▸ Brief:
Omit every picture and return the rest of the data unaltered.

▸ Collected material:

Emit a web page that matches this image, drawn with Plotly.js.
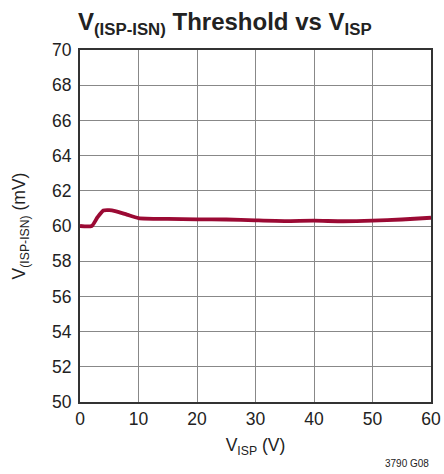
<!DOCTYPE html>
<html><head><meta charset="utf-8">
<script src="https://cdn.plot.ly/plotly-3.0.1.min.js"></script>
<style>body{margin:0;background:#fff}#c{width:444px;height:474px}</style>
</head><body><div id="c"></div>
<script>
const vispV = [0, 2, 3, 4, 5, 6, 8, 10, 15, 20, 25, 30, 35, 40, 45, 50, 55, 60];
const thresholdMV = [60.0, 60.0, 60.5, 60.88, 60.9, 60.85, 60.65, 60.45, 60.4, 60.38, 60.37, 60.32, 60.28, 60.3, 60.27, 60.3, 60.37, 60.47];
const xTicks = [0, 10, 20, 30, 40, 50, 60];
const yTicks = [50, 52, 54, 56, 58, 60, 62, 64, 66, 68, 70];
const F = '"Liberation Sans Narrow", "Liberation Sans", Arial, sans-serif';
Plotly.newPlot('c', [{
  x: vispV, y: thresholdMV, mode: 'lines', line: {color: '#9b0a34', width: 3.8, shape: 'spline', smoothing: 0.6},
  hoverinfo: 'skip'
}], {
  width: 444, height: 474,
  margin: {l: 80, r: 13, t: 50, b: 72},
  paper_bgcolor: '#fff', plot_bgcolor: '#fff',
  showlegend: false,
  font: {family: F, color: '#222', size: 17},
  title: {text: '<b>V<sub>(ISP-ISN)</sub> Threshold vs V<sub>ISP</sub></b>', x: 78/444, xanchor: 'left', xref: 'container', y: 1 - 22/474, yanchor: 'middle', font: {family: F, size: 24, color: '#222'}},
  xaxis: {range: [0, 60], tickvals: xTicks, showgrid: true, gridcolor: '#888', gridwidth: 1, zeroline: false,
    showline: true, linecolor: '#333', linewidth: 2, mirror: true, ticks: '', ticklen: 0,
    tickfont: {size: 17.5, family: F}, title: {text: 'V<sub>ISP</sub> (V)', standoff: 11, font: {size: 17.5, family: F}}},
  yaxis: {range: [50, 70], tickvals: yTicks, showgrid: true, gridcolor: '#888', gridwidth: 1, zeroline: false,
    showline: true, linecolor: '#333', linewidth: 2, mirror: true, ticks: '', ticklen: 0, ticklabelstandoff: 3,
    tickfont: {size: 17.5, family: F}, title: {text: 'V<sub>(ISP-ISN)</sub> (mV)', standoff: 22, font: {size: 17.5, family: F}}},
  annotations: [{text: '3790 G08', xref: 'paper', yref: 'paper', x: 1, y: -0.175, xanchor: 'right', yanchor: 'middle', showarrow: false, font: {size: 10, family: F, color: '#222'}}]
}, {displayModeBar: false, staticPlot: true});
</script></body></html>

▸ Written answer:
Emit a web page that matches this image, drawn with Plotly.js.
<!DOCTYPE html>
<html><head><meta charset="utf-8">
<script src="https://cdn.plot.ly/plotly-3.0.1.min.js"></script>
<style>body{margin:0;background:#fff}#c{width:444px;height:474px}</style>
</head><body><div id="c"></div>
<script>
const vispV = [0, 2, 3, 4, 5, 6, 8, 10, 15, 20, 25, 30, 35, 40, 45, 50, 55, 60];
const thresholdMV = [60.0, 60.0, 60.5, 60.88, 60.9, 60.85, 60.65, 60.45, 60.4, 60.38, 60.37, 60.32, 60.28, 60.3, 60.27, 60.3, 60.37, 60.47];
const xTicks = [0, 10, 20, 30, 40, 50, 60];
const yTicks = [50, 52, 54, 56, 58, 60, 62, 64, 66, 68, 70];
const F = '"Liberation Sans Narrow", "Liberation Sans", Arial, sans-serif';
Plotly.newPlot('c', [{
  x: vispV, y: thresholdMV, mode: 'lines', line: {color: '#9b0a34', width: 3.8, shape: 'spline', smoothing: 0.6},
  hoverinfo: 'skip'
}], {
  width: 444, height: 474,
  margin: {l: 80, r: 13, t: 50, b: 72},
  paper_bgcolor: '#fff', plot_bgcolor: '#fff',
  showlegend: false,
  font: {family: F, color: '#222', size: 17},
  title: {text: '<b>V<sub>(ISP-ISN)</sub> Threshold vs V<sub>ISP</sub></b>', x: 78/444, xanchor: 'left', xref: 'container', y: 1 - 22/474, yanchor: 'middle', font: {family: F, size: 24, color: '#222'}},
  xaxis: {range: [0, 60], tickvals: xTicks, showgrid: true, gridcolor: '#888', gridwidth: 1, zeroline: false,
    showline: true, linecolor: '#333', linewidth: 2, mirror: true, ticks: '', ticklen: 0,
    tickfont: {size: 17.5, family: F}, title: {text: 'V<sub>ISP</sub> (V)', standoff: 11, font: {size: 17.5, family: F}}},
  yaxis: {range: [50, 70], tickvals: yTicks, showgrid: true, gridcolor: '#888', gridwidth: 1, zeroline: false,
    showline: true, linecolor: '#333', linewidth: 2, mirror: true, ticks: '', ticklen: 0, ticklabelstandoff: 3,
    tickfont: {size: 17.5, family: F}, title: {text: 'V<sub>(ISP-ISN)</sub> (mV)', standoff: 22, font: {size: 17.5, family: F}}},
  annotations: [{text: '3790 G08', xref: 'paper', yref: 'paper', x: 1, y: -0.175, xanchor: 'right', yanchor: 'middle', showarrow: false, font: {size: 10, family: F, color: '#222'}}]
}, {displayModeBar: false, staticPlot: true});
</script></body></html>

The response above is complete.